# Bored why not (wax mash up)



## Mi16chris (Jan 27, 2013)

Was bored tonight so thought I would give this ago.

I took 10g of angle wax desirable , 5g dodo juice s/n , 20g poor boys nattys white , 5g auto finesse illusion , 5g of a unlabelled waxy box sample












































I've my friends red Glanza to buff in the next few days so il be trying it out on the , smells crazy lol

I will up date this once I try it out with some nice pixs once I get a chance


----------



## HeavenlyDetail (Sep 22, 2006)

*Bored.
But looks fun!


----------



## Guitarjon (Jul 13, 2012)

Did the waxybox wax look white and smell of coconuts by any chance?


----------



## Mi16chris (Jan 27, 2013)

Guitarjon said:


> Did the waxybox wax look white and smell of coconuts by any chance?


Nope it's was almost clear and smelt abit like sambuca , I tryed it on its own and it was a real pain to remove so I was going to dump it any ways


----------



## Shariain (Feb 6, 2013)

That looks good. I might still give this a try, I was thinking about doing the same thing with the wax from my waxyboxes but after messaging [email protected] and he explained that if I put all the waxes together and remelt them, then some of the solvents and other carrier agents would evaporate and I might be left with a useless block of wax. 

Going to follow this to see your results.


----------



## Johnny_B (Feb 3, 2013)

i have 3-4 waxybox samples and was going to mix them together .. i will most defintly be doing this now with a bit of AG HD for extra durability


----------



## Mi16chris (Jan 27, 2013)

Shariain said:


> That looks good. I might still give this a try, I was thinking about doing the same thing with the wax from my waxyboxes but after messaging [email protected] and he explained that if I put all the waxes together and remelt them, then some of the solvents and other carrier agents would evaporate and I might be left with a useless block of wax.
> 
> Going to follow this to see your results.


I was reading ur post about that too , the wax I ended up with is still nice and oily , not really soft but far from hard feels like it will be easy to use , it sure went on to that cd easy .

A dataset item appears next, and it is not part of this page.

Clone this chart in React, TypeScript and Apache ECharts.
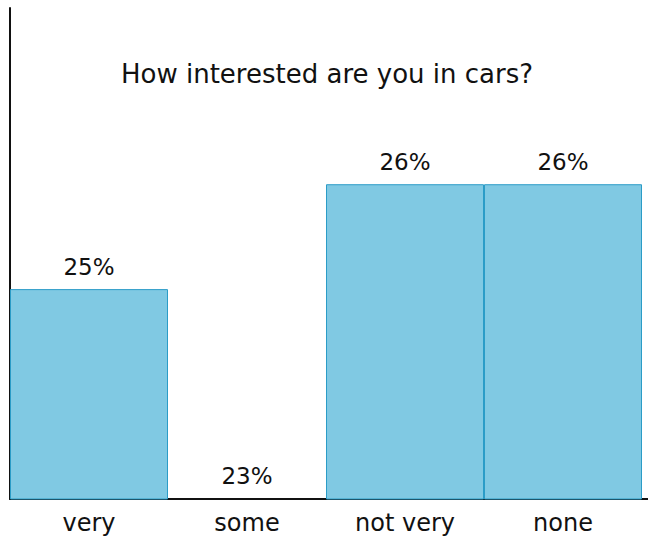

Give it ago mate sure if there only small amounts its not the end of the world if it gos wrong


----------



## magpieV6 (Jul 29, 2008)

Nicely done


----------



## Mi16chris (Jan 27, 2013)

Quick beading shot off my buddy's roof hoping it lasts now lol


----------



## dailly92 (Mar 22, 2012)

deffinetly inspired me to give this a bash. i have some AG HD left that im not going to use aswell as some dodo panel pots and the waxybox waxes hopefully make one useful wax rather than lots of small ones im never going to use.


----------